Our technical team provides a complete raft foundation design package tailored to ground conditions in Naas and the wider Kildare region.

Residential and Light Commercial Raft Design

Thickness optimisation, reinforcement layout and settlement analysis for single dwellings, extensions and low-rise apartments on soft clay sites common in the Naas area.

Heavy Industrial Raft and Ground Improvement Integration

Full structural-geotechnical coordination for warehouse and distribution centre slabs, including verification of stone columns as ground improvement under the raft.

Quick answers

What is the typical cost range for a raft foundation design on a single house in Naas?

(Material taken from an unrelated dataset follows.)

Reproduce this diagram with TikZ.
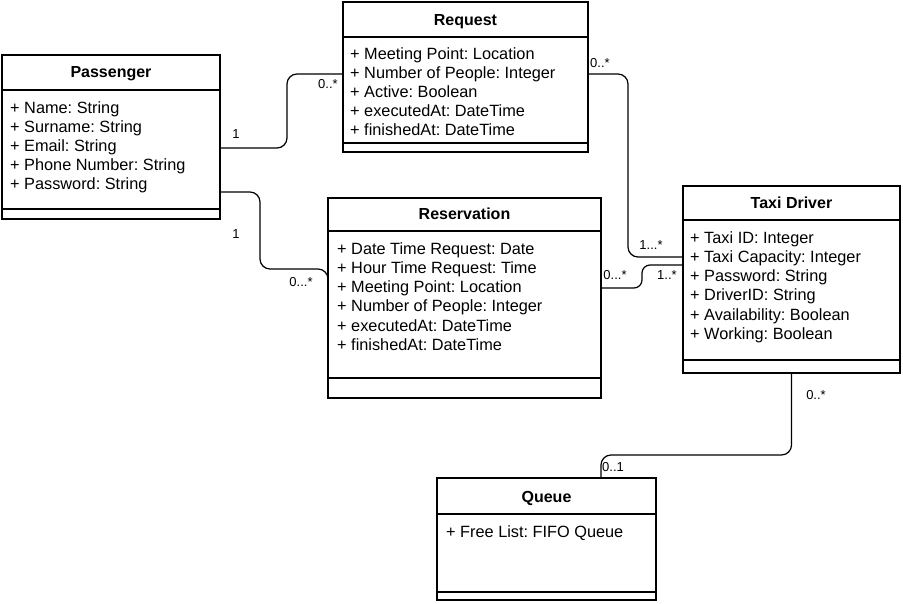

For a standard residential raft in the Naas area, design fees usually fall between €930 and €3,640. The spread depends on site complexity, number of CPT or borehole positions required, and whether ground improvement is needed. A straightforward greenfield site with good bearing clay sits at the lower end—a tight urban plot with made ground and drainage constraints pushes it higher.

Why choose a raft foundation over strip footings in Naas?

In our experience across Kildare, rafts handle the silty, sometimes peaty subsoils better than strip footings. They spread the building load over the whole footprint, reducing differential settlement when the ground stiffness varies over short distances. They also act as a radon barrier and damp-proof membrane in one element, which is a practical advantage on Naas sites with high water table.

How deep do you investigate the ground for a raft foundation?

We typically explore to a depth of at least 1.5 times the raft width below formation level, or until we reach a competent bearing stratum. In Naas, where the limestone bedrock can be shallow near the town centre but deeper towards the canal, investigation depth varies between 4 metres and 12 metres depending on the site location and building load.

Can you design a raft foundation on a sloping site?

Yes. Stepped rafts work well on gentle slopes. We model the earth pressures and sliding stability using finite element software, checking both the global slope stability and the structural capacity of the step. A slope stability assessment often runs in parallel to confirm the cut face remains stable during construction.

How long does the design process take from investigation to issued drawing?

After site investigation fieldwork—usually one to two days on site in Naas—we deliver the factual report within one week. The interpretive design, including settlement and structural calculations, takes an additional two to three weeks. A straightforward residential raft can be turned around in three weeks total, assuming weather does not delay the drilling.